Still, with the exception of her college term papers, McMillan had done little writing, although she was an avid reader. "In junior college at Los Angeles City College, I took Afro-American literature. That was my first introduction to black writers. I was amazed--Zora Neale Hurston, Frederick Douglass, Langston Hughes--there were a lot of people who inspired me." However, McMillan quickly points out that although Hurston and Hughes were a source of inspiration, she didn't consider trying to emulate them. "I was just reading them at the time, not thinking of myself in any way as a writer. I was just in awe that there were black people who wrote books." But McMillan believes their works had a subconscious effect on her. "Many years later, remembering their works affected me and my writing."
It wasn't until McMillan had enrolled at the University of California at Berkeley that writing began to ease its way into her life. "I was majoring in sociology, but a new magazine, Black Thoughts, was starting up, and they were drafting anyone they could find. So when they approached me, I said, `Sure, I can write a sentence or two.' I began writing editorials--mostly political articles." After that, McMillan was recruited as a writer for the university magazine.
When she had to declare her major in her junior year, it was obvious that sociology wasn't in her blood, but then writing wasn't the obvious choice for her either. "I wasn't clear on what I could do with my sociology major--besides becoming a social worker, and that didn't seem very fulfilling. But I was going to choose sociology anyway." Her advisor had a different point of view: "What about journalism?" he suggested.
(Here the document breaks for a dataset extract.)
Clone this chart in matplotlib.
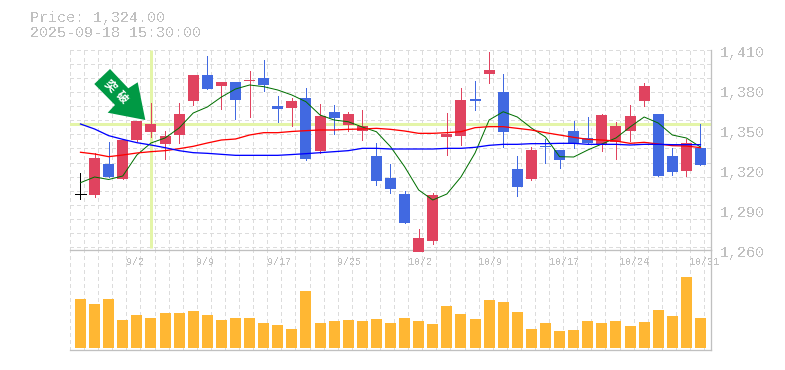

She was taken aback by his suggestion. "He had been reading my articles," McMillan says. "He pulled out of me that writing gave me a great deal of satisfaction." But even with her admission, McMillan still couldn't see writing as a career. "I only saw it as a hobby because it wasn't difficult for me," she says.
Then, her teacher asked her something that made her think a bit differently. "Whoever said that what you choose to do in life had to be difficult?" he asked her. McMillan thought that was a good question, but still, she was unsure. She confided all her doubts to her advisor: "I don't know many black writers," she argued. "I'm in college, I need a job when I get out." But her advisor had an answer for every one of her objections, and gave her a piece of advice she now gives to her own students, "He said, `You know, many people choose majors because they feel it's the right thing to do, or because it's the most intelligent thing to do, or because it's what their parents want them to do. Think about what you really want to do!'" A few days later, McMillan switched her major to journalism.
It didn't take her long, however, to discover that journalism didn't give her everything she was looking for either. "I found journalistic writing stifling," she says. "And then, in my senior year, I took a fiction class." The instructor was Ishmael Reed, the poet, essayist and satirical novelist. "That's basically how this started. Ishmael triggered a lot in me. He told me that I had a great voice and whatever I do, don't go to graduate school," McMillan recalled, chuckling. "He said the only thing that would make me a writer was to write," she adds, "and read!"